Saturday, July 22, 2017

Another Border

CCII Continues

I thought this was my own design and then realized it's only a variation of Sujata's Endless Mountains directions. A stack of half WOF nine-inches wide cut into long narrow triangles, then moved so different fabrics show in each row.
Stacked fabric for outer border CCII

Trying to be cautious, I considered a single color for these pennants. It's not lively enough to suit me.

CCII green outer border

So then I repeated the method with more colors. I think I like this better. But it still feels like it needs a different color. Not sure which that is.

CCII multicolored outer border

SFO Exhibit

Traveling home I took the time to view an exhibit of typewriters at SFO. As usual, educational, well-arranged, thought provoking. They included three free-standing arrangements of typewriters, copy/book, photos, and carrying cases by famous writers such as Orson Welles. {Think War of the Worlds.} Seeing the authors' work highlighted the connection with his typewriter.

These are index typewriters, an early portable, from the late 1800s.  The silvery Odell in front printed upper and lower case letters by pairing the sliding index with shift and selector keys.  Typists must be letter perfect since the typed page is not visible until it's finished.

Index typewriter: Odell Type Writer No. 4
c. 1900 by Farquhar and Albrecht, Chicago

Another style used type-shuttles which allowed the user to convert from one language to another.

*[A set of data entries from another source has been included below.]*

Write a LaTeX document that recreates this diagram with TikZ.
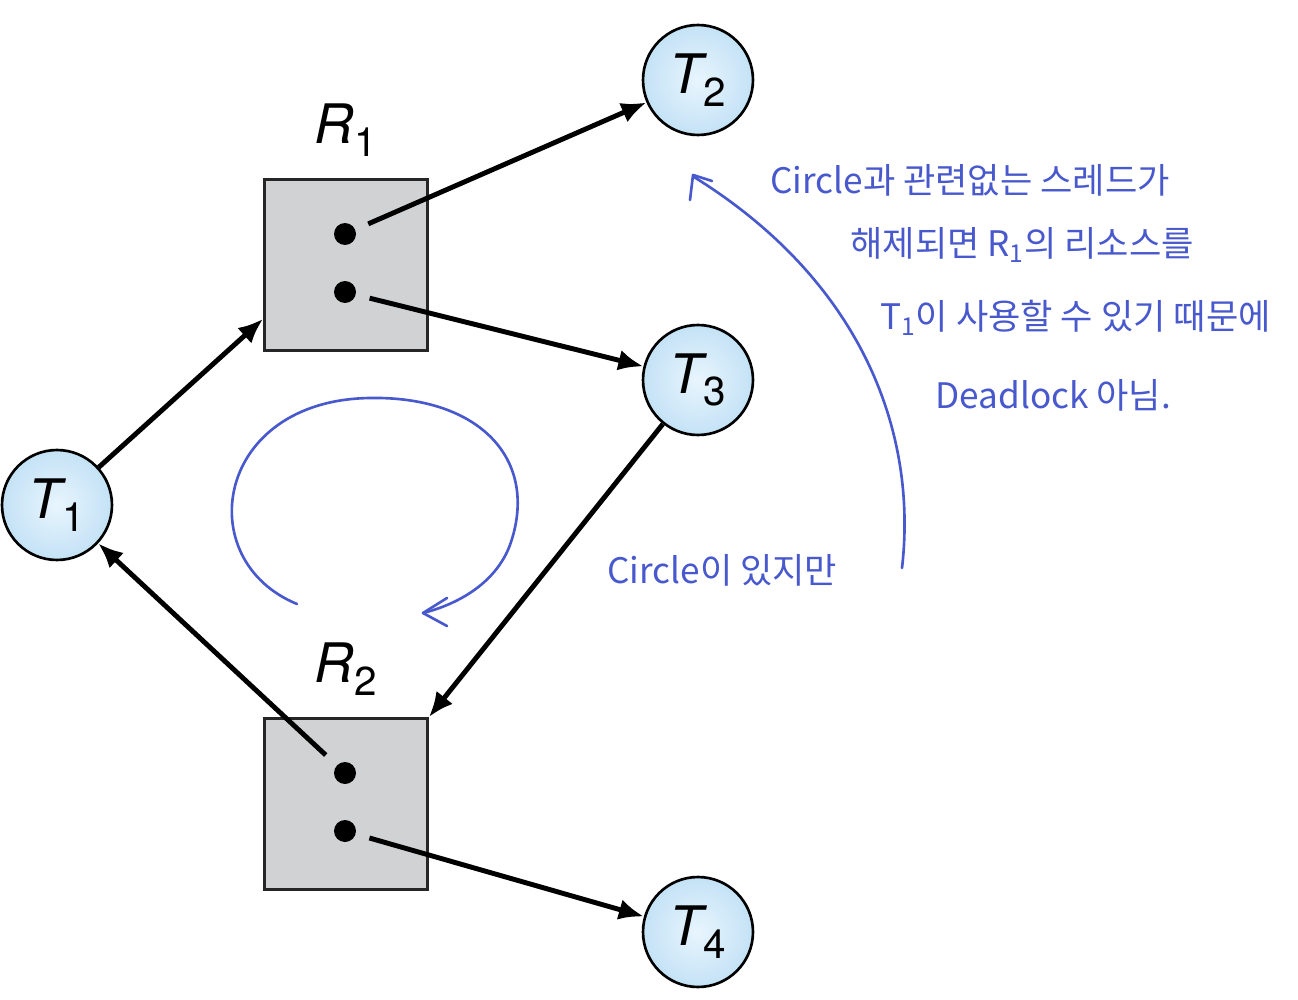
\documentclass[tikz,border=0pt]{standalone}
\usepackage{fontspec}
\setsansfont{TeX Gyre Heros}
\newfontfamily\kr{Noto Sans CJK KR}
\usetikzlibrary{positioning,arrows.meta,calc}
\definecolor{ink}{RGB}{72,88,205}
\definecolor{ballin}{RGB}{232,245,253}
\definecolor{ballout}{RGB}{196,226,246}
\definecolor{resgray}{RGB}{209,210,212}
\newcommand{\tlabel}[2]{{\itshape #1}\kern0.5pt\raisebox{-0.45ex}{\fontsize{23}{23}\selectfont #2}}

\begin{document}
\begin{tikzpicture}[x=0.02cm, y=-0.02cm, font=\sffamily\fontsize{31}{36}\selectfont,
  thread/.style={circle, draw, line width=1.5pt, minimum size=2.2cm, inner sep=0pt, inner color=ballin, outer color=ballout},
  res/.style={rectangle, draw=black!85, line width=1.6pt, fill=resgray, minimum width=3.26cm, minimum height=3.42cm},
  dot/.style={circle, fill=black, minimum size=0.44cm, inner sep=0pt},
  edge/.style={-{Latex[length=0.5cm,width=0.42cm]}, line width=2.8pt},
  note/.style={ink, font=\kr\fontsize{20}{24}\selectfont, anchor=west, inner sep=0pt},
  pen/.style={ink, line width=1.5pt, line cap=round, line join=round}]
  \useasboundingbox (0,0) rectangle (1298,1000);

  \node[thread] (t1) at (57,505) {\tlabel{T}{1}};
  \node[thread] (t2) at (698,80) {\tlabel{T}{2}};
  \node[thread] (t3) at (698,380) {\tlabel{T}{3}};
  \node[thread] (t4) at (698,932) {\tlabel{T}{4}};

  \node[res] (r1) at (346,265) {};
  \node[res] (r2) at (346,804) {};
  \node[inner sep=0pt, above=0.42cm of r1] (r1lbl) {\tlabel{R}{1}};
  \node[inner sep=0pt, above=0.42cm of r2] (r2lbl) {\tlabel{R}{2}};
  \node[dot] (r1a) at (345,234) {};
  \node[dot] (r1b) at (345,292) {};
  \node[dot] (r2a) at (345,773) {};
  \node[dot] (r2b) at (345,831) {};

  \draw[edge] (t1) -- ($(r1.south west)!0.19!(r1.north west)$);
  \draw[edge, shorten <=0.28cm] (r1a) -- (t2);
  \draw[edge, shorten <=0.28cm] (r1b) -- (t3);
  \draw[edge] (t3) -- (r2.north east);
  \draw[edge, shorten <=0.3cm] (r2a) -- (t1);
  \draw[edge, shorten <=0.28cm] (r2b) -- (t4);

  % handwritten notes
  \draw[pen] (297,604) .. controls (190,560) and (215,400) .. (370,398)
    .. controls (480,396) and (540,460) .. (510,545)
    .. controls (495,585) and (455,605) .. (423,613);
  \draw[pen] (447,598) -- (423,613) -- (447,626);
  \draw[pen] (902,568) .. controls (918,430) and (860,280) .. (694,177);
  \draw[pen] (690,200) -- (693,175) -- (712,181);

  \node[note] (n1) at (770,180) {Circle과 관련없는 스레드가};
  \node[note] (n2) at (850,245) {해제되면 R\textsubscript{1}의 리소스를};
  \node[note] (n3) at (880,318) {T\textsubscript{1}이 사용할 수 있기 때문에};
  \node[note] (n4) at (935,395) {Deadlock 아님.};
  \node[note] (n5) at (607,570) {Circle이 있지만};
\end{tikzpicture}
\end{document}
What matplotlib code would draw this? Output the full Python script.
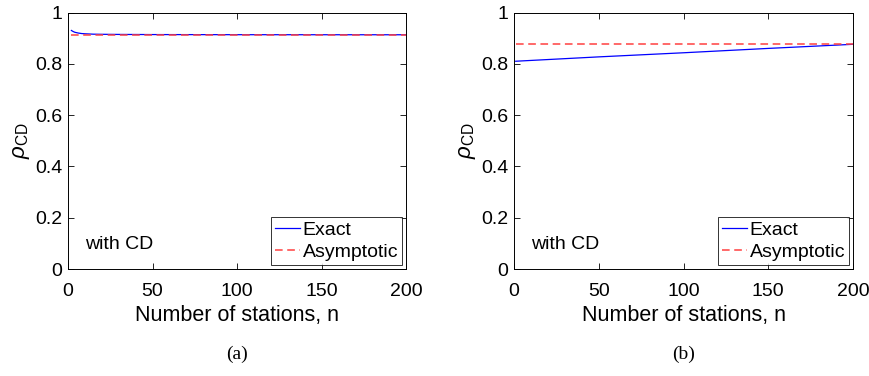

The cylinders rotate into position and are struck by a hammer to type the letter onto paper.

Type-shuttle typewriter: Hammond 1B
c. 1890, The Hammond Typewriter Co., NY

The Oliver No. 5 featured typebars high and to the side. I'm not sure what the pencil was for but the typebars remind me of old folding plate cameras. I read an amusing comic by Mike Peters last month on a similar topic.

Lateral down strike typewriter: Oliver No. 5
by Oliver Typewriter Co, Chicago, 1913

The 1936 Corona from was my favorite. Designed to teach children to read, the keyboard is covered with animal pictures rather than letters.